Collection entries
········
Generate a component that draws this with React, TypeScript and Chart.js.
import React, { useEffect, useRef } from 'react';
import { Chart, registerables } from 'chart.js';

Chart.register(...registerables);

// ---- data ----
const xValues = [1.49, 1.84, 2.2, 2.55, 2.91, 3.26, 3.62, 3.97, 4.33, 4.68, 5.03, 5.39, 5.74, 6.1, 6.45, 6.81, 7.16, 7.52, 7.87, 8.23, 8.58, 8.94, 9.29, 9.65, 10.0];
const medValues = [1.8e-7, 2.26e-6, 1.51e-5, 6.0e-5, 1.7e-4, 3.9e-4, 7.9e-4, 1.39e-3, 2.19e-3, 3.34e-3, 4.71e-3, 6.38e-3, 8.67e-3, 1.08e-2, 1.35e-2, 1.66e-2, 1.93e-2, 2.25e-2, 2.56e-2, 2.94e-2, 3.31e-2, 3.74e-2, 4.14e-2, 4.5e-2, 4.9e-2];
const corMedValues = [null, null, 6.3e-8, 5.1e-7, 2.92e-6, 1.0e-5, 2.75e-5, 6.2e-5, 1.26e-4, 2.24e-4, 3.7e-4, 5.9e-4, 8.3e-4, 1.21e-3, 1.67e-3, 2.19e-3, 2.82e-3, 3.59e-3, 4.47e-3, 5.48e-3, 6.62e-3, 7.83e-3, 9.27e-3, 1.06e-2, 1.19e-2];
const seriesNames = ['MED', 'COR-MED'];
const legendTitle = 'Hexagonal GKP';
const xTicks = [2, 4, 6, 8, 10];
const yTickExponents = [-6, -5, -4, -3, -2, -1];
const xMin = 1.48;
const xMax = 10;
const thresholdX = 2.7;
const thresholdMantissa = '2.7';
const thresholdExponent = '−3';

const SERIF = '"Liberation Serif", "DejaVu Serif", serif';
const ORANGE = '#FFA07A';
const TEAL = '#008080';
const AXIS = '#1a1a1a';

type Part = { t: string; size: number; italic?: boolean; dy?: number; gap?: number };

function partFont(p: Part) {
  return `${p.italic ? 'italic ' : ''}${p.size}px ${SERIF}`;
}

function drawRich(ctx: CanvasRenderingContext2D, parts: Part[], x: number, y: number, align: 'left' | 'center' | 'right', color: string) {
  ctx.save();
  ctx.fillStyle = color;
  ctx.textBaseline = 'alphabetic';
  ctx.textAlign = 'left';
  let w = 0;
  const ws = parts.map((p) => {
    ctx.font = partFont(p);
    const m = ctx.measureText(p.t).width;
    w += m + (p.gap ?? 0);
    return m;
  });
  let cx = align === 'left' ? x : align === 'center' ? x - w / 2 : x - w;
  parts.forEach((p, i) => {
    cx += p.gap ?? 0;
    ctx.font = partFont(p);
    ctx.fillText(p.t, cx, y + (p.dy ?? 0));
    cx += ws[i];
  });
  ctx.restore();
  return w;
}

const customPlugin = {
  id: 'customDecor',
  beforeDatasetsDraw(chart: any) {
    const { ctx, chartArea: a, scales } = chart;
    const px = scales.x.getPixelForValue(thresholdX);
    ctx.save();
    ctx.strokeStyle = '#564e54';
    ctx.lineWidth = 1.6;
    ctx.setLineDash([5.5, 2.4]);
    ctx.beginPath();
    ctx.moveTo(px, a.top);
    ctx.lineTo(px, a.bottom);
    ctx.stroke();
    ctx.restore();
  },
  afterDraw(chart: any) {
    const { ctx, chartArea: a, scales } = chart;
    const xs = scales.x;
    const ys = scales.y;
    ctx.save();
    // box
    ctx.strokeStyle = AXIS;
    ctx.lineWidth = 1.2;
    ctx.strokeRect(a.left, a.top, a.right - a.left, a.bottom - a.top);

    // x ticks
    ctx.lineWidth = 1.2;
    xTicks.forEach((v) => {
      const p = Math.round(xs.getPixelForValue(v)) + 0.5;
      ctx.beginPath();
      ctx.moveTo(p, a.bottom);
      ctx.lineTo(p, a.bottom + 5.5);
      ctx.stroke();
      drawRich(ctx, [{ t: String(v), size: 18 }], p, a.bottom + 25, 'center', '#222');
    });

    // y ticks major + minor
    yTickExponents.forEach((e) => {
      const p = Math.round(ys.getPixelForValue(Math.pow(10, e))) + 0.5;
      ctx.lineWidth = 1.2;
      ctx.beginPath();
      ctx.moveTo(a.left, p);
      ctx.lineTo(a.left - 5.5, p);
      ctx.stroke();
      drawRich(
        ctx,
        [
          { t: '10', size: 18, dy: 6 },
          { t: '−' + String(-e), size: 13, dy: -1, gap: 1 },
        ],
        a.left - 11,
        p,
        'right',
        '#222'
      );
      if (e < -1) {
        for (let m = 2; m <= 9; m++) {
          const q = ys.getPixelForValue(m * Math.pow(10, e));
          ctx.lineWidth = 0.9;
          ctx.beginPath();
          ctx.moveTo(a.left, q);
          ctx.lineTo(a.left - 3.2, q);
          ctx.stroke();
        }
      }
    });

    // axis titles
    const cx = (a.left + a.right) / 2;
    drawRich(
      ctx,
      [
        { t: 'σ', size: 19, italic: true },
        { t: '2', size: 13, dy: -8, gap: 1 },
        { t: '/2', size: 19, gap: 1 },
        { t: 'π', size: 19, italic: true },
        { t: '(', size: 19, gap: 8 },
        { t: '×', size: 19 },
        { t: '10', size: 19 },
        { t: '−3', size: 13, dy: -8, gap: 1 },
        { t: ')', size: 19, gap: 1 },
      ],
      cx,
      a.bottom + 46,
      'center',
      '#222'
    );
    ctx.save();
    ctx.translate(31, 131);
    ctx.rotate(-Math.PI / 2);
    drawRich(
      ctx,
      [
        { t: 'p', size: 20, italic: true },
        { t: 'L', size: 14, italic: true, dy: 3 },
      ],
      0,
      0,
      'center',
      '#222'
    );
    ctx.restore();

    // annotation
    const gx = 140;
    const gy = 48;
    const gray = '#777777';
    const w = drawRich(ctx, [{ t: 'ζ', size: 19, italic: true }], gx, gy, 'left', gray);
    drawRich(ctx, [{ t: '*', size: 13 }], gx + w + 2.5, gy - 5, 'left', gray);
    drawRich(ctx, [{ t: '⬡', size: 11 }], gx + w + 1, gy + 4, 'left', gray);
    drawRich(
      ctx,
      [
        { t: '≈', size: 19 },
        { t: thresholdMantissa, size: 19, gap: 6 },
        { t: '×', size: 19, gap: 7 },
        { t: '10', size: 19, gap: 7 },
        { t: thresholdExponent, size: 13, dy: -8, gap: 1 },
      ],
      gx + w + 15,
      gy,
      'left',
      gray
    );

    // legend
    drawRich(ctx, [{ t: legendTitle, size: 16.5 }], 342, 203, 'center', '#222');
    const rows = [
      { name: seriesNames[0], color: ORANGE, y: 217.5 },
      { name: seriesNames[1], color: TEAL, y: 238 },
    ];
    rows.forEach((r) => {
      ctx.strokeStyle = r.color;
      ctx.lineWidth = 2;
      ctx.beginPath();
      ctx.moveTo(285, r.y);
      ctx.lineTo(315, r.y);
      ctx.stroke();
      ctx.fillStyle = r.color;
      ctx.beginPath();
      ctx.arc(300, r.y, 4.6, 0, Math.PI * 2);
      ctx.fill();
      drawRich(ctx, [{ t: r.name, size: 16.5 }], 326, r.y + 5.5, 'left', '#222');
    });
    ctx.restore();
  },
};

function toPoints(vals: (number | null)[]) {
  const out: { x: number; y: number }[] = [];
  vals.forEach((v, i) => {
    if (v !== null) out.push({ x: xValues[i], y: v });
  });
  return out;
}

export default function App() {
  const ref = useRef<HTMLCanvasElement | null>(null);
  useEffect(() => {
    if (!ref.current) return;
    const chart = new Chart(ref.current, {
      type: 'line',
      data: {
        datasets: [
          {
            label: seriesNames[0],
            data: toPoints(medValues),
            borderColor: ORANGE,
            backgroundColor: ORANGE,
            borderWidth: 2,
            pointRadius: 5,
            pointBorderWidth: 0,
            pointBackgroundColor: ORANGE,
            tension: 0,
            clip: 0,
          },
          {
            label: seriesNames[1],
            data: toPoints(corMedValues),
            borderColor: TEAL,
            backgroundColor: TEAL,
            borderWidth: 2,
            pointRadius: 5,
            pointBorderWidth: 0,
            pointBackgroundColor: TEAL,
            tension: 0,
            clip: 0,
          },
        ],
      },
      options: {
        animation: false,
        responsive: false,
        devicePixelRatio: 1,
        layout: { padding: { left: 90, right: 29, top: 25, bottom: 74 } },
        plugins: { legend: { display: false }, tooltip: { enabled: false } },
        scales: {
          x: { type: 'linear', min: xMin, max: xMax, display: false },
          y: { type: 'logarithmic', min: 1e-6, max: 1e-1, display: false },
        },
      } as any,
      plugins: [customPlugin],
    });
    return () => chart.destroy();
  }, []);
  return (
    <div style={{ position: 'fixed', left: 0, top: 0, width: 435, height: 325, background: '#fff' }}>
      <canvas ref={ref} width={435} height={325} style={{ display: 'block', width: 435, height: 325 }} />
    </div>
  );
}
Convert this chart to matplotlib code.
········
Exactly as they appear, please write out the lines from the opening of the listing above down to the line containing "const thresholdExponent = '−3';", with both end lines included.

◆ **Answer to this problem**:
Generate a component that draws this with React, TypeScript and Chart.js.
import React, { useEffect, useRef } from 'react';
import { Chart, registerables } from 'chart.js';

Chart.register(...registerables);

// ---- data ----
const xValues = [1.49, 1.84, 2.2, 2.55, 2.91, 3.26, 3.62, 3.97, 4.33, 4.68, 5.03, 5.39, 5.74, 6.1, 6.45, 6.81, 7.16, 7.52, 7.87, 8.23, 8.58, 8.94, 9.29, 9.65, 10.0];
const medValues = [1.8e-7, 2.26e-6, 1.51e-5, 6.0e-5, 1.7e-4, 3.9e-4, 7.9e-4, 1.39e-3, 2.19e-3, 3.34e-3, 4.71e-3, 6.38e-3, 8.67e-3, 1.08e-2, 1.35e-2, 1.66e-2, 1.93e-2, 2.25e-2, 2.56e-2, 2.94e-2, 3.31e-2, 3.74e-2, 4.14e-2, 4.5e-2, 4.9e-2];
const corMedValues = [null, null, 6.3e-8, 5.1e-7, 2.92e-6, 1.0e-5, 2.75e-5, 6.2e-5, 1.26e-4, 2.24e-4, 3.7e-4, 5.9e-4, 8.3e-4, 1.21e-3, 1.67e-3, 2.19e-3, 2.82e-3, 3.59e-3, 4.47e-3, 5.48e-3, 6.62e-3, 7.83e-3, 9.27e-3, 1.06e-2, 1.19e-2];
const seriesNames = ['MED', 'COR-MED'];
const legendTitle = 'Hexagonal GKP';
const xTicks = [2, 4, 6, 8, 10];
const yTickExponents = [-6, -5, -4, -3, -2, -1];
const xMin = 1.48;
const xMax = 10;
const thresholdX = 2.7;
const thresholdMantissa = '2.7';
const thresholdExponent = '−3';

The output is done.